这种来自千年冰川的,令人震撼的冷的热情,这种硬性的劲舞,是精神不灭的象征。

“复仇”之一将舞蹈定格为永恒的造型。那是死亡的临界点上才会达到的生之体验。

“于是只剩下广漠的旷野,而他们俩在其间裸着全身,捏着利刃,干枯地立着;以死人似的眼光,赏鉴这路人们的干枯,无血的大戮,而永远沉浸于生命的飞扬的极致的大欢喜中。”(3)

正如千年化石让人产生惊心动魄的生命想象一样,对峙的干枯的裸者以其高超执着的静态表演将生的意义演示。极限体验就是执着到死,决不旁顾。诚然,其内力正是来自于激箭一般喷射的热血,来自于生命飞扬的大欢喜。仔细地凝视,就会发现从矛盾双方手中的利刃上流淌出来的,是无限的张力。死亡无条件地退缩了。

复仇,是灵对肉的复仇,为自身的罪孽,为难言的羞愧,也为肉体的提升。这表演,这造型虽难以理解,却正是人性构成的根本。

为更深入地表达,作者又写了“复仇”之二。

“他不肯喝那用没药调和的酒,要分明地玩味以色列人怎样对付他们的神之子,而且较永久地悲悯他们的前途,然而仇恨他们的现在。”(4)

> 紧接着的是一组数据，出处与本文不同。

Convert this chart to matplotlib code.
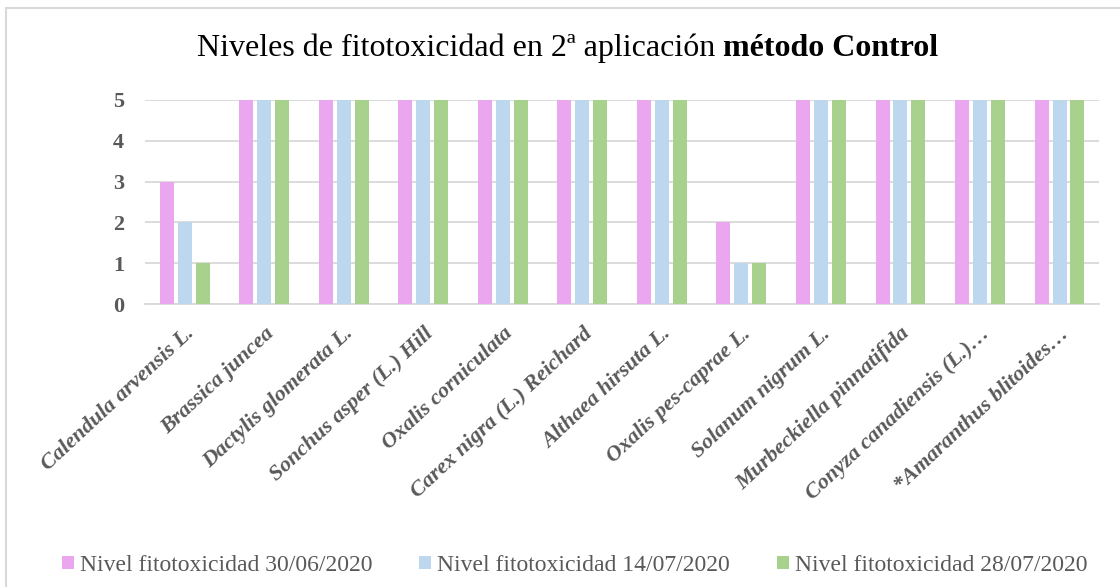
import numpy as np
import matplotlib
matplotlib.use("Agg")
import matplotlib.pyplot as plt
from matplotlib.patches import Rectangle

species = ["Calendula arvensis L.", "Brassica juncea", "Dactylis glomerata L.",
           "Sonchus asper (L.) Hill", "Oxalis corniculata", "Carex nigra (L.) Reichard",
           "Althaea hirsuta L.", "Oxalis pes-caprae L.", "Solanum nigrum L.",
           "Murbeckiella pinnatifida", "Conyza canadiensis (L.)…", "*Amaranthus blitoides…"]
nivel_3006 = [3, 5, 5, 5, 5, 5, 5, 2, 5, 5, 5, 5]
nivel_1407 = [2, 5, 5, 5, 5, 5, 5, 1, 5, 5, 5, 5]
nivel_2807 = [1, 5, 5, 5, 5, 5, 5, 1, 5, 5, 5, 5]
series_labels = ["Nivel fitotoxicidad 30/06/2020", "Nivel fitotoxicidad 14/07/2020",
                 "Nivel fitotoxicidad 28/07/2020"]
colors = ["#EBA6F0", "#BDD7EE", "#A9D18E"]

plt.rcParams['font.family'] = ['Liberation Serif', 'DejaVu Serif']

fig = plt.figure(figsize=(11.2, 5.87), dpi=100)
fig.patches.append(Rectangle((0.005, -0.01), 1.2, 0.996, transform=fig.transFigure,
                             fill=False, edgecolor="#D9D9D9", linewidth=1.5))
ax = fig.add_axes([0.1295, 0.482, 0.852, 0.348])

x = np.arange(len(species))
w = 0.176
off = 0.226
for i, vals in enumerate([nivel_3006, nivel_1407, nivel_2807]):
    ax.bar(x + (i - 1) * off, vals, width=w, color=colors[i], label=series_labels[i], zorder=3)

ax.set_xlim(-0.5, len(species) - 0.5)
ax.set_ylim(0, 5)
ax.set_yticks(range(6))
ax.yaxis.grid(True, color="#D9D9D9", linewidth=1.3, zorder=0)
for s in ["top", "right", "left"]:
    ax.spines[s].set_visible(False)
ax.spines["bottom"].set_color("#D9D9D9")
ax.spines["bottom"].set_linewidth(1.3)
ax.tick_params(axis="both", length=0, colors="#595959")
ax.tick_params(axis="y", pad=15)
for lab in ax.get_yticklabels():
    lab.set_fontsize(16)
    lab.set_fontweight("bold")

ax.set_xticks(x)
ax.set_xticklabels(species, rotation=43, ha="right", rotation_mode="anchor",
                   fontsize=16, fontweight="bold", fontstyle="italic", color="#595959")
ax.tick_params(axis="x", pad=14)

fig.text(0.6455, 0.918, "Niveles de fitotoxicidad en 2ª aplicación ", ha="right", va="center",
         fontsize=23, color="black")
fig.text(0.6455, 0.918, "método Control", ha="left", va="center",
         fontsize=23, fontweight="bold", color="black")

leg = fig.legend(loc="center", bbox_to_anchor=(0.513, 0.037), ncol=3, frameon=False,
                 fontsize=17, handlelength=0.5, handleheight=0.5, handletextpad=0.25,
                 columnspacing=2.0)
for t in leg.get_texts():
    t.set_color("#595959")

fig.savefig("out.png", dpi=100)
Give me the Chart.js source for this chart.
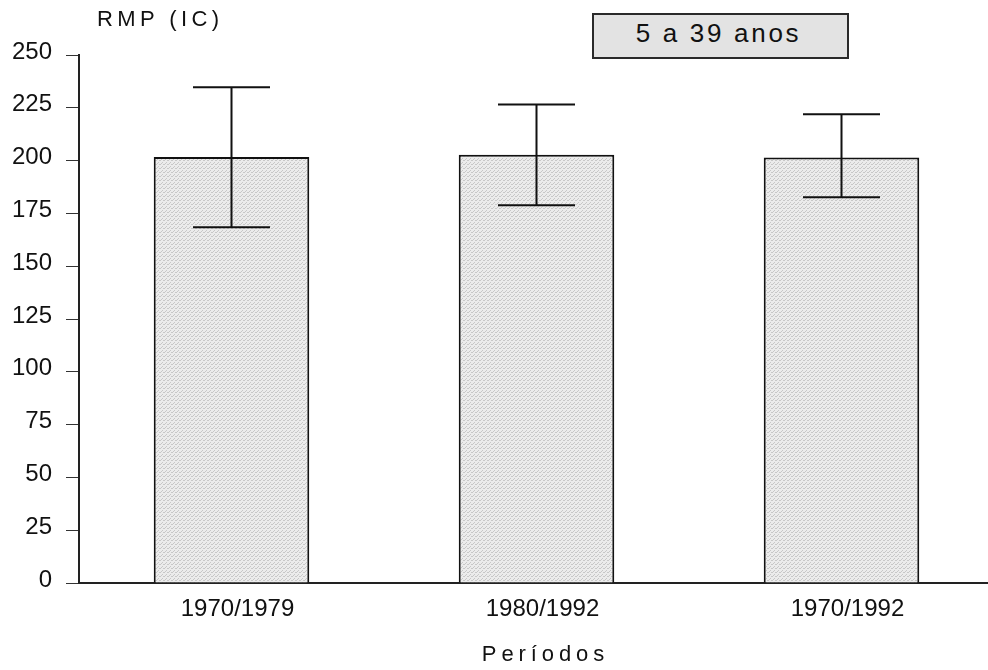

被钉十字架的耶稣,他要在表演中清醒地玩味钻心的痛楚,因为他知道惟有如此,才能上升到大欢喜和大悲悯的境界,并在透到心髓的痛楚中将悲悯与咒诅统一于一体。上帝为什么离弃他?那是出自对他的至深的信任,让他在这个无边的舞台上表演自由。“血污和血腥”唤醒了沉睡的魂,自戕与自取其辱让人性得以张扬。

在普遍对精神方面的事物麻木不仁的国度,鲁迅先生从艺术家的直觉出发,最早描绘了人类自我认识论的风景。这些风景不但没有陈旧,反而随时代的变迁而日渐凸现,震撼着人心,因为那是我们几千年来久违了的风景。

裂变

卡夫卡在《致某科学院的报告》中通过一只猿变成人的幻想故事,逼真地描绘了人性诞生之际那种惨烈的生死搏斗。然而在东方,有一位同质的文学家鲁迅,用他这些短小闪光,坚不可摧的文章,给我们绘出了人性诞生的另一种风景。这两位文学家,前者深邃,后者诗意,用不同的文化底色,描绘着同一个人性的真相。

“……有一游魂,化为长蛇,口有毒牙。不以啮人,自啮其身,终以殒颠……”

“……抉心自食,欲知本味。创痛酷烈,本味何能知?……”(5)

向自我内部的这种“抉心自食”是前所未有的创举。作者将人性矛盾看作艺术的根本,坚定地向纵深切入,用残酷的自审的压榨促使灵魂的裂变发生。因为这裂变对于处于危机中的自我是生死攸关的。写作就是同墓中的死尸交流。不断地决绝地否定“生”,用毒牙咬啮肉体,才能保持机体的活力。这个过程在“失掉的好地狱”一篇中有更为壮观的描绘。

“鬼魂们在冷油温火里醒来,从魔鬼的光辉中看见地狱小花,惨白可怜,被大蛊惑,倏忽间记起人世,默想至不知几多年,遂同时向着人间,发出一声反狱的绝叫。”(6)

地狱就是人心的深渊,在那里魔鬼与“人”的交战使得人性机制启动。一方是垂死的挣扎,一方是铁腕镇压。“人类的成功”与“鬼魂的不幸”共同催生了这美丽的诗篇。

从意识到要做一个“人”,尤其是诗性的人那天起,裂变就成为不可避免的事。为使真正的创造成为可能,原始的欲望必须被严厉制裁,自发的冲力要进入合理的机制。欲望的地狱被“添薪加火,磨砺刀山”,颓废消失,所有的暴力都集中在一种惩罚上。而这种惩罚的目的是爆发的再产生。

做一个诗性的人并非全然不幸,因为他的生命是如此的浓缩,充满了激情,哪怕这激情是阴沉的。有这瑰丽的地狱诗篇为证。正是在人心被撕裂的惨痛中,诗的意境呈现出来。否则就只能是麻木和死亡。在镇压与反叛的反复较量之中,魔鬼的活力得以发挥,焦枯的曼陀罗花也会再获生机。